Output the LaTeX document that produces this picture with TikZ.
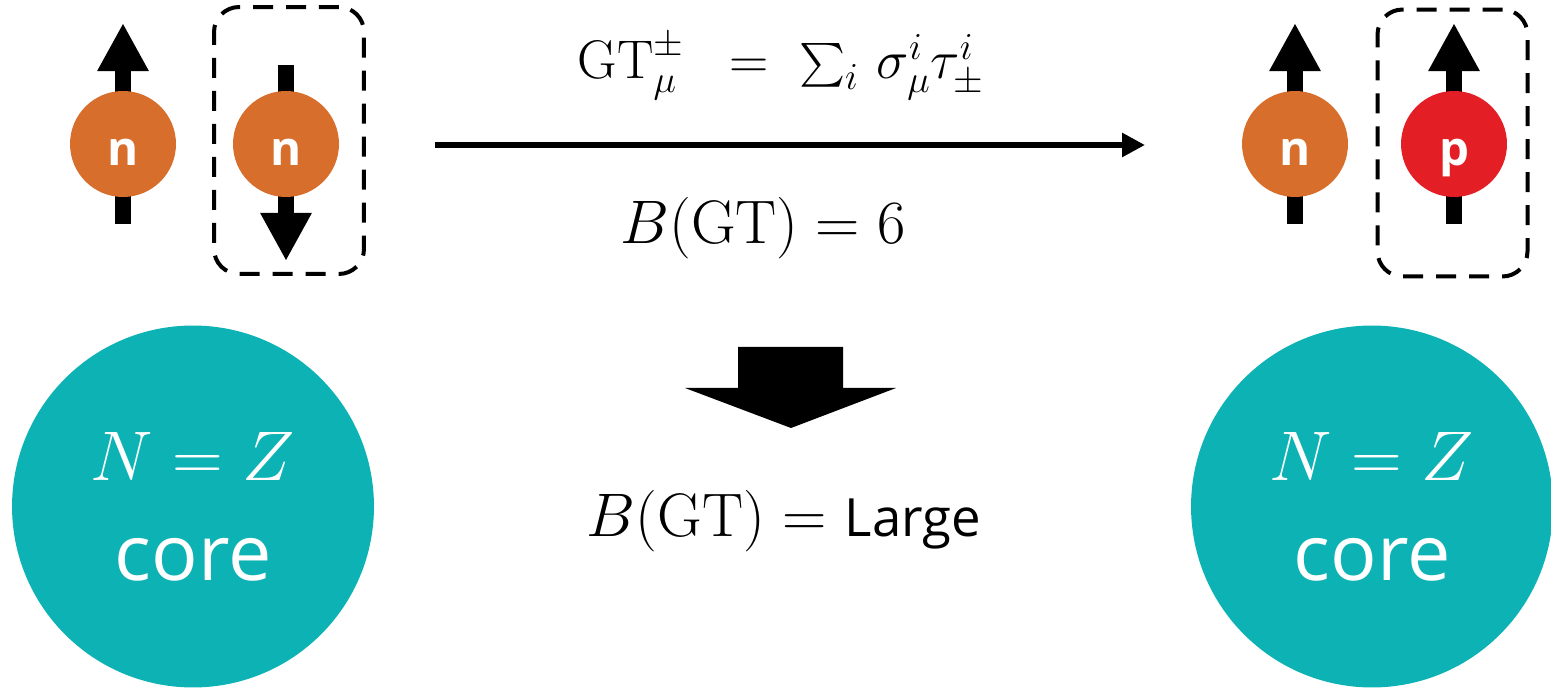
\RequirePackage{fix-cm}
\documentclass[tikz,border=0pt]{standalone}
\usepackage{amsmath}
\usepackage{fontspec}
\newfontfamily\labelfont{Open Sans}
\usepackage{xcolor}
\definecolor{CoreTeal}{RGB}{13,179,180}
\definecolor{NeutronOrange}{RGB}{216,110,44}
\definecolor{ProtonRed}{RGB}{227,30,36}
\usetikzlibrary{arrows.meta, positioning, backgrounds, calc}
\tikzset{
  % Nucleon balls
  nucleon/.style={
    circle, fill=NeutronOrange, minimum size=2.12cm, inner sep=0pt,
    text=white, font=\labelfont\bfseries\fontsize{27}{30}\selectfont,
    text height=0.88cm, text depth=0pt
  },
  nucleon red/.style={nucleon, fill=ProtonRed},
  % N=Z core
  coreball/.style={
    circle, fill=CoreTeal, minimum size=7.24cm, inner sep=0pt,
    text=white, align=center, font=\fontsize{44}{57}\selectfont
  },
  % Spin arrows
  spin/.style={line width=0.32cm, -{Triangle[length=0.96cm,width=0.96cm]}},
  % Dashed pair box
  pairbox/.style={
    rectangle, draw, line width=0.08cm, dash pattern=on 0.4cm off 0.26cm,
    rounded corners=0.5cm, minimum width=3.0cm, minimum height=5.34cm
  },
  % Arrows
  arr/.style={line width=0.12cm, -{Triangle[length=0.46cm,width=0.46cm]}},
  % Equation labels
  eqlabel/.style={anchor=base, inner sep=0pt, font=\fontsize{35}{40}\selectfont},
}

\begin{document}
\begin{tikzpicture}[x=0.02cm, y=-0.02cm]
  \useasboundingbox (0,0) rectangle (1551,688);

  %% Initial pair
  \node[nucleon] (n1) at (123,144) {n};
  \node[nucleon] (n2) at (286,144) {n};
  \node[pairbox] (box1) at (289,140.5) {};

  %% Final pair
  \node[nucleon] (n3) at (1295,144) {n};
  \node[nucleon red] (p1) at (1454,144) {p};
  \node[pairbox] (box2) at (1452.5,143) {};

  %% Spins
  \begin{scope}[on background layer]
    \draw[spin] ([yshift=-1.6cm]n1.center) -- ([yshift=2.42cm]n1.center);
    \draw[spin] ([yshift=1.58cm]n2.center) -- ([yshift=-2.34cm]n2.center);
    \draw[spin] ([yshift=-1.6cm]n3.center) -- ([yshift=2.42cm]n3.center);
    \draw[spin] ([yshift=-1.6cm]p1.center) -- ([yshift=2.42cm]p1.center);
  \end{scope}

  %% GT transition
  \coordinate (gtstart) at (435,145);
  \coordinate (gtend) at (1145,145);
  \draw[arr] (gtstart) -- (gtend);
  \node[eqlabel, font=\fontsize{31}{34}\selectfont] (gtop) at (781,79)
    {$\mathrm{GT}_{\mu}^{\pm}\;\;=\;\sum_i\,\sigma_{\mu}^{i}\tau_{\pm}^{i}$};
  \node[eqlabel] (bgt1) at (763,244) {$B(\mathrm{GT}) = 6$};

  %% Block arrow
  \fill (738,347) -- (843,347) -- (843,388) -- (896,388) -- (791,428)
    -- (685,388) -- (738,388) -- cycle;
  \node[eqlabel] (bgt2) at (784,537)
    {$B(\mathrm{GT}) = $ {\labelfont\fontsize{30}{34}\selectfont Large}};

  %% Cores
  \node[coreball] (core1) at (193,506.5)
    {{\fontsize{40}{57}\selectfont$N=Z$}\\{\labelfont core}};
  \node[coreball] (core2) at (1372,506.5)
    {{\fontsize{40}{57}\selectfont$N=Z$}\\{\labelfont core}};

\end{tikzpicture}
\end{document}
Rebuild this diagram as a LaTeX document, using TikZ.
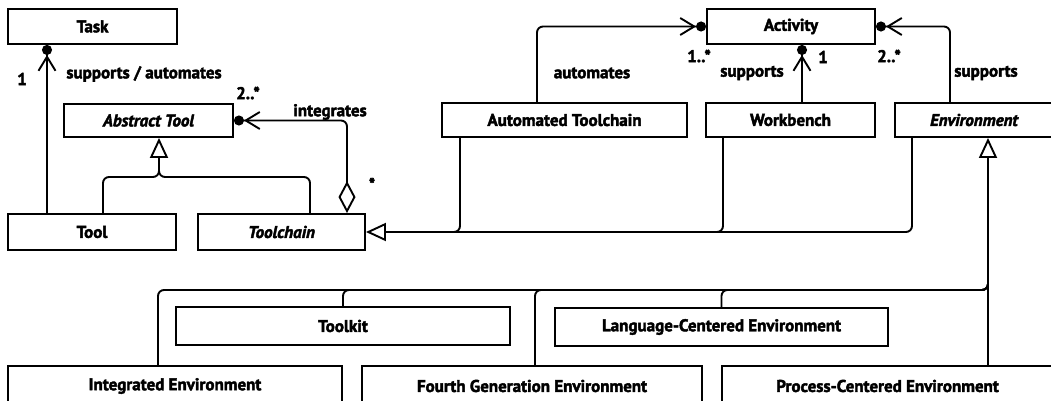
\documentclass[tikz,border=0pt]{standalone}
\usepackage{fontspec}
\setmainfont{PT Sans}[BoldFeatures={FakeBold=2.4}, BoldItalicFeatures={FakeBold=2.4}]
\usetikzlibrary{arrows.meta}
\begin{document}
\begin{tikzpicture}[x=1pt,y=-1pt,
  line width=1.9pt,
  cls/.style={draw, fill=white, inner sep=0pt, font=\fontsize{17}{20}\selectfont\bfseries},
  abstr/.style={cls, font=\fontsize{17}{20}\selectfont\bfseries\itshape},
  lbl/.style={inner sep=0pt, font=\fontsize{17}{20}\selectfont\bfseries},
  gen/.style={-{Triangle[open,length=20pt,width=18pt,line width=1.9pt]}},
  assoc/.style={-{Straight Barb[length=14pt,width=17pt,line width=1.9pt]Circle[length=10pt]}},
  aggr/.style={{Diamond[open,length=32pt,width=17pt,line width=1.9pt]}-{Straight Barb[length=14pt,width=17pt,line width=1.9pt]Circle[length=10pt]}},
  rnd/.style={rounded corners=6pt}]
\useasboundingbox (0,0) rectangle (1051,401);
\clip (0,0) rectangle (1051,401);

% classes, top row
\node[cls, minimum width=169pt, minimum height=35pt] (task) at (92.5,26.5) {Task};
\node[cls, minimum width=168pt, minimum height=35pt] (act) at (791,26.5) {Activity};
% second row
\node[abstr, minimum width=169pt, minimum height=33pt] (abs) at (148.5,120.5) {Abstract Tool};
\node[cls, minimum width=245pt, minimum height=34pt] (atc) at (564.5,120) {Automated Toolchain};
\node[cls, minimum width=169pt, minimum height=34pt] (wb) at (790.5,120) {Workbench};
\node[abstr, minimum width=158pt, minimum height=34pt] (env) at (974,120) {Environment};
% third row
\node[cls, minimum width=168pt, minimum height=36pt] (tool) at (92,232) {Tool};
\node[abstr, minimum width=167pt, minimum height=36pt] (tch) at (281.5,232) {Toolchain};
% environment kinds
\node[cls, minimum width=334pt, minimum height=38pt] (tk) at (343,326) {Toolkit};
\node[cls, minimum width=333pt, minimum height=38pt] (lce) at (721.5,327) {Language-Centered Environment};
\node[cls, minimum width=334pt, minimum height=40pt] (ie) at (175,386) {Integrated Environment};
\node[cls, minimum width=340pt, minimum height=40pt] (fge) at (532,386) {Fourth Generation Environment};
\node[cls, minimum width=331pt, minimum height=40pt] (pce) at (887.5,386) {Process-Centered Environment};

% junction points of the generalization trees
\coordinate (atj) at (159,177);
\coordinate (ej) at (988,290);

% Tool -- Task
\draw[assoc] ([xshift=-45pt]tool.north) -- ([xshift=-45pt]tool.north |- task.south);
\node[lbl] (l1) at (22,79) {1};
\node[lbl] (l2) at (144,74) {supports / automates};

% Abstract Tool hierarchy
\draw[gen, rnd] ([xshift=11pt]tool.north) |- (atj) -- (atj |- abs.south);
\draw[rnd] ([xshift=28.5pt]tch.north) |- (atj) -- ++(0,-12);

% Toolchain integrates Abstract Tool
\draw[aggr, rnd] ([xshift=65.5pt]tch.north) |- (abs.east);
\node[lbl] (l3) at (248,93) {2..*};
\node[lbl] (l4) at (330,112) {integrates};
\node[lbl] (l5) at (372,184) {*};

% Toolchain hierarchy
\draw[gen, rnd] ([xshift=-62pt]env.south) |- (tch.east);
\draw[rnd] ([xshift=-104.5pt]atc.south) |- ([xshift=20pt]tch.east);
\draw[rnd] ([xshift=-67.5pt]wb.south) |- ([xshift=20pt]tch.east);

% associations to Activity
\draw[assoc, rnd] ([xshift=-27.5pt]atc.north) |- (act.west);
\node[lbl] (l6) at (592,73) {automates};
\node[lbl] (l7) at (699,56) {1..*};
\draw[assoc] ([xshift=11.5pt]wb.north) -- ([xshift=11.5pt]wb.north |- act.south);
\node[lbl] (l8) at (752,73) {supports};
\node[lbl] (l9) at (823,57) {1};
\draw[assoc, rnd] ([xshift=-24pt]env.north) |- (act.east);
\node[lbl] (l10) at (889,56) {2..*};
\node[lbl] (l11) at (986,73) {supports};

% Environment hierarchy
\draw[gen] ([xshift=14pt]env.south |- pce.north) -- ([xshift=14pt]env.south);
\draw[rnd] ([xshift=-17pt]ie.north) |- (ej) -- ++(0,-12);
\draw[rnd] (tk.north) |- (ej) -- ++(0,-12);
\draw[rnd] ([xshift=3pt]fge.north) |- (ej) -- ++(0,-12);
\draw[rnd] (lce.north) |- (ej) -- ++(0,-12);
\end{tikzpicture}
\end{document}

—————

◆ AIM ◆
Count each line with "this" in it and report that figure by itself.

◆ OUTPUT OF THE TASK ◆
2